When I read feminist philosophy, I encountered a suggestion to look at human sex as a spectrum, with certain characteristics generally appearing together placing you closer to one end or another. Some of them encourage each other biologically, some socially/culturally. So for instance, higher levels of estrogen might encourage bigger breasts, thus they generally cluster, also with having a uterus and less facial hair, and identifying as a woman. Having many of the male cluster characteristics would put you further to the male end of the spectrum. This stayed with me. What I found appealing about this is that it doesn't put intersex people in a third, outsider category, nor separates male and female into fundamentally different opposites, it's just a bit more of this or a bit more of that. The other thing is that it recognizes sex changes, because you can acquire many of the cluster characteristics, for instance through hrt.
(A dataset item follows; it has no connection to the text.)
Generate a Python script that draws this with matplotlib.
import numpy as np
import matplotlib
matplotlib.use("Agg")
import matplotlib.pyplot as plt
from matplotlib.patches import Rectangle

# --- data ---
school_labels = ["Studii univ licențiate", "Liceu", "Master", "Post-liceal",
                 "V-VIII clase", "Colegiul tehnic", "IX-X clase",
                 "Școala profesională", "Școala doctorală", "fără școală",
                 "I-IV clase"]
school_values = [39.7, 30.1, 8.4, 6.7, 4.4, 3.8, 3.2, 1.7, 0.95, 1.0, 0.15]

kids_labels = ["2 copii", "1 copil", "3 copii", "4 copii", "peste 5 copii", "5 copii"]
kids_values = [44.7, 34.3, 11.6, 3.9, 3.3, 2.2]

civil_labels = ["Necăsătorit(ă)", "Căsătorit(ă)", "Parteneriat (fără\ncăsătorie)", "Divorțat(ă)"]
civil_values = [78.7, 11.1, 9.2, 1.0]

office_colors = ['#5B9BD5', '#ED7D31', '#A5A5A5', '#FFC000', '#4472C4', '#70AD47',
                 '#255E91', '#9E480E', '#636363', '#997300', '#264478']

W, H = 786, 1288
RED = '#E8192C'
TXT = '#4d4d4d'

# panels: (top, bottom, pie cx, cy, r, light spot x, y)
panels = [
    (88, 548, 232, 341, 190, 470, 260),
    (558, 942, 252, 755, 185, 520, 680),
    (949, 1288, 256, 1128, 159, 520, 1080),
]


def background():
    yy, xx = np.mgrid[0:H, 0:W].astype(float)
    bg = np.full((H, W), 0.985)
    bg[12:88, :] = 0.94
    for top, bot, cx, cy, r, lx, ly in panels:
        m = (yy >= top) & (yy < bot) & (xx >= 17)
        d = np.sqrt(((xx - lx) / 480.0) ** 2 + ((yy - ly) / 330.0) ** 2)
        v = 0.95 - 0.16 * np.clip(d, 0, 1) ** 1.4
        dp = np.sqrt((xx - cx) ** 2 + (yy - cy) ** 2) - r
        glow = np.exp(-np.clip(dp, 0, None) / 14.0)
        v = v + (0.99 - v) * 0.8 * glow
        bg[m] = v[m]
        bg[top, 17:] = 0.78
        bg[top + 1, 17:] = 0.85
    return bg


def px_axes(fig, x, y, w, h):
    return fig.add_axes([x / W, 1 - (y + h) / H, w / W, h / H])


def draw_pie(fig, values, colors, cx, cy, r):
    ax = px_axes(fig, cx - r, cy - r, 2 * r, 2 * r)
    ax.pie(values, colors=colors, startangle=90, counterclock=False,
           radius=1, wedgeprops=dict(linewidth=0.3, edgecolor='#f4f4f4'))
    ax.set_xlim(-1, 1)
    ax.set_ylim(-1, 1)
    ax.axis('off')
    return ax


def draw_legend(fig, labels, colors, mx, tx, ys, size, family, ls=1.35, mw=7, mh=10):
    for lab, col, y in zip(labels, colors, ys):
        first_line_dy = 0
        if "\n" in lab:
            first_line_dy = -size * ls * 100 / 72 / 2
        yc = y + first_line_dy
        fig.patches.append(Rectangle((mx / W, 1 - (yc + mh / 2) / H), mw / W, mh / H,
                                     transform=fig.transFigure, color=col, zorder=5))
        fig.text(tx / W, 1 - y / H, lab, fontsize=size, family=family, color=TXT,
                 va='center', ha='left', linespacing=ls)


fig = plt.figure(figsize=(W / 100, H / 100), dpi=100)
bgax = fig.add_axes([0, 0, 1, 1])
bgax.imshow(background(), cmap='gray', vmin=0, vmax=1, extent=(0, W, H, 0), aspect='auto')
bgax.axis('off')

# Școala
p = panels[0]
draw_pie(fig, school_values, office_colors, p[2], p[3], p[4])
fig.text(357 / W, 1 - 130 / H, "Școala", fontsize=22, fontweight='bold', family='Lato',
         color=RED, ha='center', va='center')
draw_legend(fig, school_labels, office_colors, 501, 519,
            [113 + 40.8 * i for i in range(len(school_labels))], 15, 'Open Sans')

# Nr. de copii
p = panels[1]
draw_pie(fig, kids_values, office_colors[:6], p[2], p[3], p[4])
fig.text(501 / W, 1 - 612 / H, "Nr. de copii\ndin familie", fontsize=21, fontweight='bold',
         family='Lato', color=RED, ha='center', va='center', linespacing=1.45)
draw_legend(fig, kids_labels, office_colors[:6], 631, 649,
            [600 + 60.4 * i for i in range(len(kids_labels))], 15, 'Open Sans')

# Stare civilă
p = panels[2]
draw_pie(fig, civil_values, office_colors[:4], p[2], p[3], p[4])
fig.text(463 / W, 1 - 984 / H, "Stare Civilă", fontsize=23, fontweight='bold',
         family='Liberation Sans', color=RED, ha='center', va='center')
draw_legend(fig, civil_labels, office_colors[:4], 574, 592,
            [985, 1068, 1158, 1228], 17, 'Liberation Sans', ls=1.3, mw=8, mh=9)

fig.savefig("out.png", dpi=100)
I'm not sure if I'm doing it justice here, but I am curious about what other people think??
yes that is very correct (at least as far as i'm aware)! and the idea of sex as a spectrum that all of us fall somewhere on is the crux of a lot of intersex activism. it shows that we're unfairly singled out and socially marked as wrong, mutated freaks of nature. when, in reality, we're just as natural as everyone else. we just have a different configuration that causes our sex traits to display themselves differently than others, or for our bodies to function differently.
it's the same core idea as in gender as a spectrum - even two non-queer women of similar status in society will have different experiences of their gender, similarly to how their bodies wouldn't work exactly the same in regards to hormones, reproductive ability, etc.